White Collar Crime

Money Laundering

There are many different types of white-collar crimes. These crimes involve illegal conduct in a business setting. The main objective of most white-collar crimes is to produce money. Criminals need to be able to hide and use the stolen money without being caught.

Money laundering is the process of concealing illegally gained money so that it appears to be legitimate. This process is considered itself a white-collar crime. Money laundering is very common. It's estimated that hundreds of billions of dollars are laundered around the world every year.

Stages of Money Laundering

The main goal of money laundering is take "dirty" money and make it "clean." This "cleaning" disguises the true source of the funds. The process allows criminals to freely spend the money in an open setting. There are three main stages of money laundering:

  • Placement
  • Layering
  • Integration

The first stage of money laundering is placement. Illegal activities can produce a large amount of cash. This cash needs to be removed from the illegal activity to avoid detection. It can be deposited in a legitimate business, such as a bank or brokerage account. The cash can be converted into money orders or traveler's checks. It can also be used to buy property or other assets.

The second stage of money laundering is layering. This means that the money is moved and transferred to different areas. The goal is to create multiple layers so that the original source is untraceable. The cash may be moved to different financial accounts or other banks. It may be put into trusts or other businesses. The money may travel to different countries and jurisdictions. Property and other goods bought with the money may be sold or exchanged.

The last stage of money laundering is integration. The money is placed back into the economy or financial system. The "cleaned" money can be used to purchase legitimate assets or services. The criminal appears to have legally earned the money. It can be difficult for authorities to trace the money back to the original crime.
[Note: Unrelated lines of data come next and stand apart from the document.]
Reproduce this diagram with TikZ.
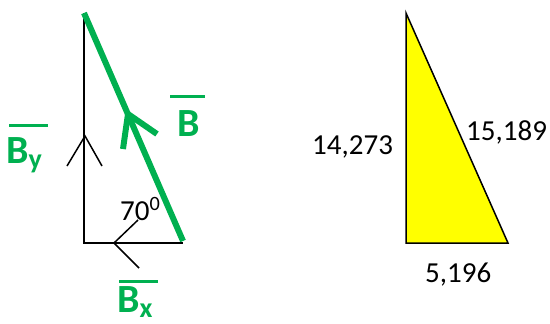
\documentclass[tikz,border=0pt]{standalone}
\usepackage{fontspec}
\setmainfont{Carlito}
\usepackage{tikz}
\definecolor{vecgreen}{RGB}{0,176,80}
\definecolor{triyellow}{RGB}{255,255,0}
\tikzstyle{thinline} = [draw=black, line width=1.5pt]
\tikzstyle{vecline} = [draw=vecgreen, line width=6pt]
\tikzstyle{vecbar} = [draw=vecgreen, line width=3pt]
\tikzstyle{veclabel} = [anchor=base west, inner sep=0pt, text=vecgreen, font=\fontsize{40}{46}\selectfont\bfseries]
\tikzstyle{numlabel} = [anchor=base west, inner sep=0pt, text=black, font=\fontsize{29}{34}\selectfont]
\tikzstyle{sidetri} = [draw=black, line width=1.5pt, fill=triyellow]

\begin{document}
\begin{tikzpicture}[x=1pt, y=-1pt]
\useasboundingbox (0, 0) rectangle (550, 324);
% Components of B:
% corners of the vector triangle
\coordinate (top) at (84, 13);
\coordinate (origin) at (84, 243);
\coordinate (tip) at (183, 243);
\coordinate (vtip) at (183, 241);
\draw[thinline] (top) -- (origin) -- (tip);
% B_y chevron
\coordinate (byhead) at (85, 136);
\coordinate (byleft) at (67, 166);
\coordinate (byright) at (102, 166);
\draw[thinline] (byleft) -- (byhead) -- (byright);
% B_x chevron
\coordinate (bxhead) at (114, 243);
\coordinate (bxup) at (138, 220);
\coordinate (bxdown) at (139, 268);
\draw[thinline] (bxup) -- (bxhead) -- (bxdown);
% Vector B itself
\draw[vecline] (vtip) -- (top);
\coordinate (bhead) at (128, 114);
\coordinate (bleft) at (123, 149);
\coordinate (bright) at (157, 134);
\draw[vecline] (bleft) -- (bhead) -- (bright);
% Labels
\node[numlabel] (angle) at (120, 220) {70\textsuperscript{0}};
\node[veclabel] (blab) at (177, 136) {B};
\draw[vecbar] (170, 96) -- (205, 96);
\node[veclabel] (bylab) at (6, 163) {B\textsubscript{y}};
\draw[vecbar] (9, 125) -- (48, 125);
\node[veclabel] (bxlab) at (117, 312) {B\textsubscript{x}};
\draw[vecbar] (119, 281) -- (158, 281);
% Side lengths:
\coordinate (ta) at (406, 13);
\coordinate (tc) at (406, 243);
\coordinate (td) at (508, 243);
\filldraw[sidetri] (ta) -- (tc) -- (td) -- cycle;
\node[numlabel] (ylen) at (312, 154) {14,273};
\node[numlabel] (hlen) at (466, 140) {15,189};
\node[numlabel] (xlen) at (425, 282) {5,196};
\end{tikzpicture}
\end{document}
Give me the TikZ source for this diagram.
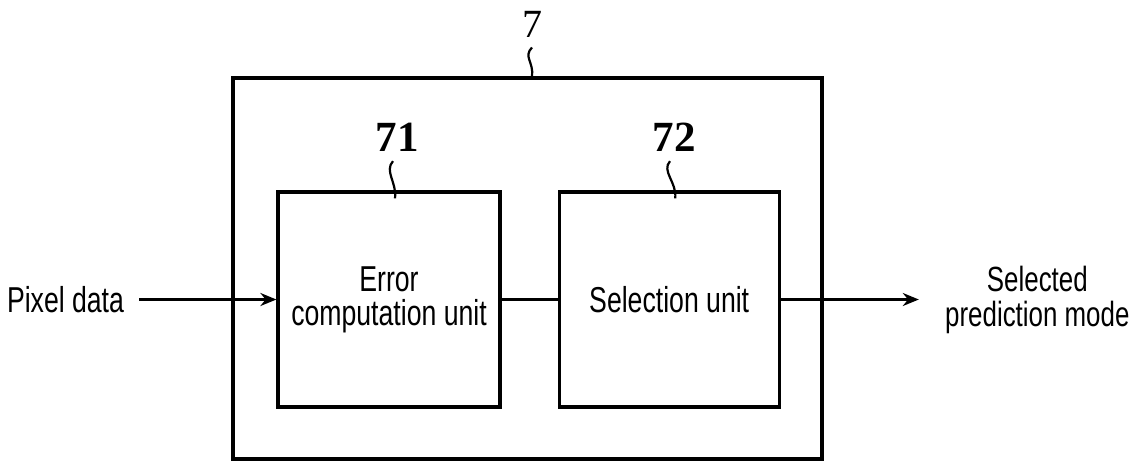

The Problem with Money Laundering

The banking and financial systems depend on having a reputation of integrity. Customers and other businesses need to be able to rely on them. The success of money laundering through a particular institution can make it an accomplice to criminal activities. These criminal activities increase the risk of fraud and corruption.

The success of money laundering also has an impact on the amount of crime. Many crimes that involve violence depend on money laundering to work. Two examples include drug trafficking and terrorist activities.

Preventing Money Laundering

The federal government has passed many laws to help prevent money laundering. Most financial institutions are required to report suspicious financial transactions. Examples of anti-money laundering laws include:

  • Bank Secrecy Act (1970)
  • Money Laundering Control Act (1986)
  • Anti-Drug Abuse Act of 1988
  • Annunzio-Wylie Anti-Money Laundering Act (1992)
  • Money Laundering Suppression Act (1994)
  • Money Laundering and Financial Crimes Strategy Act (1998)
  • Uniting and Strengthening America by Providing Appropriate Tools to Restrict, Intercept and Obstruct Terrorism Act of 2001 (USA PATRIOT Act)
  • Intelligence Reform & Terrorism Prevention Act of 2004

There are many organizations and governmental agencies that attempt to stop money laundering. Some examples include the US Drug Enforcement Administration (DEA), the Treasury Department, Financial Crimes Enforcement Network (FinCEN), and the Treasury Department, Office of Foreign Assets Control (OFAC). The Financial Action Task Force (FATF) is an international organization that combats money laundering. It has issued recommendations for banks to help them in this fight. Some examples of bank recommendations include:

  • Have an internal taskforce that attempts to identify money laundering clues
  • Make sure to know the identities and backgrounds of all depositors
  • Be aware of any suspicious behavior and report it to the appropriate authorities

Questions for Your Attorney

  • I think a depositor is committing money laundering. Whom should I report this information to?
  • Can I get in trouble if my money laundering suspicions turn out to be incorrect?
  • Am I legally required to report a money laundering crime even though I don't work in a financial institution?